Hershey must pay “great price” for Cadbury prize
Hershey, the US chocolate maker rumoured to be preparing a solo bid for Cadbury, needs to pay a “serious price” to acquire the company, the UK confectioner’s chairman insisted today (14 January).
Roger Carr, speaking as Cadbury gave more details on its 2009 performance as the company fights a hostile takeover bid from Kraft Foods, said the Dairy Milk maker believes in its stature as an independent company but would consider offers that better matched the UK firm’s valuation of the business.
Carr has repeatedly labelled Kraft’s GBP10.5bn (US$17.15bn) cash-and-shares offer as “derisory” – an accusation he repeated this afternoon – and said any suitor would be bidding for a “great business delivering great growth”.
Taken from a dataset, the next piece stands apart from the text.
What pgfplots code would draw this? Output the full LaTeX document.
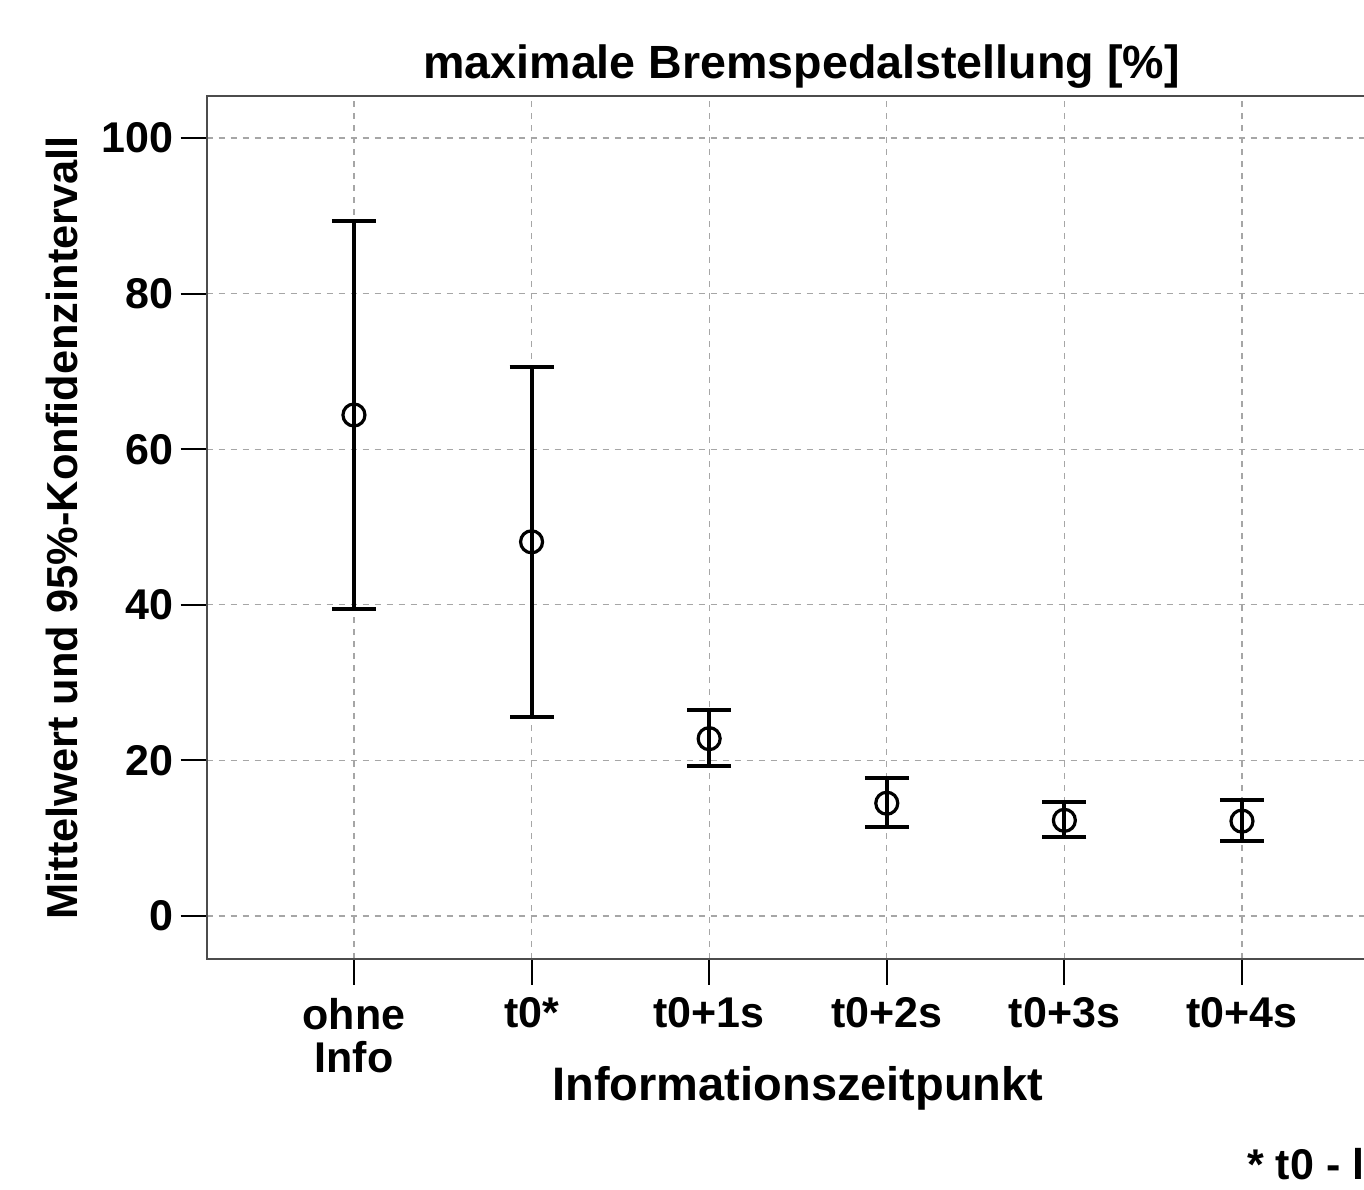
\documentclass[border=0pt]{standalone}
\usepackage{fontspec}
\setmainfont{Liberation Sans}
\usepackage{pgfplots}
\pgfplotsset{compat=1.18}
\usepackage{pgfplotstable}
\pgfplotstableread{
x  m     ep    em
0  64.4  24.9  24.9
1  48.1  22.5  22.5
2  22.8  3.7   3.5
3  14.5  3.2   3.1
4  12.3  2.4   2.1
5  12.2  2.7   2.6
}\datatable
\begin{document}
\begin{tikzpicture}
\begin{axis}[
  x=88.8pt, y=3.89pt,
  xmin=-0.83, xmax=5.83, ymin=-5.5, ymax=105.4,
  axis line style={draw=black!70, line width=1pt},
  tick align=outside, major tick length=13pt,
  tick style={black, line width=1pt},
  xtick={0,1,2,3,4,5},
  xticklabels={ohne\\Info, t0*, t0+1s, t0+2s, t0+3s, t0+4s},
  ytick={0,20,40,60,80,100},
  xtick pos=bottom, ytick pos=left,
  /pgf/number format/assume math mode=true,
  ticklabel style={font=\fontsize{21.5}{21.5}\selectfont\bfseries},
  xticklabel style={align=center, yshift=-3pt},
  grid=major,
  grid style={draw=black!35, dashed, line width=0.6pt},
  clip=false,
  every axis x label/.style={at={(axis cs:2.5,-23.65)}, anchor=base},
  every axis y label/.style={at={(axis cs:-1.644,49.9)}, anchor=center, rotate=90},
  xlabel style={font=\fontsize{23.5}{26}\selectfont\bfseries},
  ylabel style={font=\fontsize{21.7}{24}\selectfont\bfseries},
  xlabel={Informationszeitpunkt},
  ylabel={Mittelwert und 95\%-Konfidenzintervall},
]
\addplot[only marks, black, mark=o, mark size=5.5pt, mark options={line width=1.6pt},
  error bars/.cd, y dir=both, y explicit,
  error bar style={line width=2pt, black},
  error mark options={rotate=90, mark size=11pt, line width=2pt, black}]
  table[x=x, y=m, y error plus=ep, y error minus=em]{\datatable};
\node[anchor=base, font=\fontsize{23.3}{26}\selectfont\bfseries] at (axis cs:2.52,107.7) {maximale Bremspedalstellung [\%]};
\node[anchor=base west, font=\fontsize{21.5}{24}\selectfont\bfseries] at (axis cs:4.99,-33.9) {* t0 - le};
\coordinate (bbtl) at (axis cs:-1.993,117.74);
\coordinate (bbbr) at (axis cs:5.687,-35.09);
\end{axis}
\pgfresetboundingbox
\path[use as bounding box] (bbtl) rectangle (bbbr);
\end{tikzpicture}
\end{document}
Hershey, which publicly declared its interest in Cadbury in November, has been linked with possible joint bids with Ferrero and Nestle.
The US group’s possible bid partners have appeared to have fallen by the wayside since the New Year. Last week, Nestle ruled itself out of the bidding for Cadbury, while this week, Ferrero was reported to have abandoned plans to move for the UK group.
Today, reports from the US have claimed that the Hershey Trust, the US firm’s controlling shareholder, had given the go-ahead for a bid ahead of the 23 January deadline – despite industry watchers claiming the company does not have the finances to move for Cadbury.
“This remains about value. Cadbury as an independent is very strong. We don’t need anybody; we have the strength to grow,” Carr insisted.
“For Hershey, the position would be a domestic business acquiring Cadbury, which would catapult it overnight into a world business. It’s an opportunity that has to be paid for. If Hershey buys us, it gets a great prize in being a world business. For a great prize, you have to pay a great price,” Carr said.
A combination between Cadbury and Hershey has been touted around the food industry for years. A deal between the two foundered in 2002 after the Hershey Trust – which owns a 30% equity stake in the company but 80% of the voting rights – refused to give up control of the US confectioner.
When asked whether Cadbury would seek a merger with Hershey, Carr indicated the UK firm would not be interested in such a transaction.
“We are here to create value – immediate and long term – for our shareholders. We have been put in a process by Kraft and, to exit that process, we will do so by either someone paying for the privilege of owning this company, which is tomorrow’s price today or by retaing our independent because our independent value exceeds anything that’s been in offered,” Carr said.
“We are not looking for other tactics. We are simply here for shareholder value. That’s where we draw the line in the sand.”
Industry analysts have regularly said Kraft needs to pay at least 800p per share to succeed in its pursuit for Cadbury. The US food giant’s offer currently values the company at 762p a share.
Cadbury’s shares closed up 1.2% at 799p.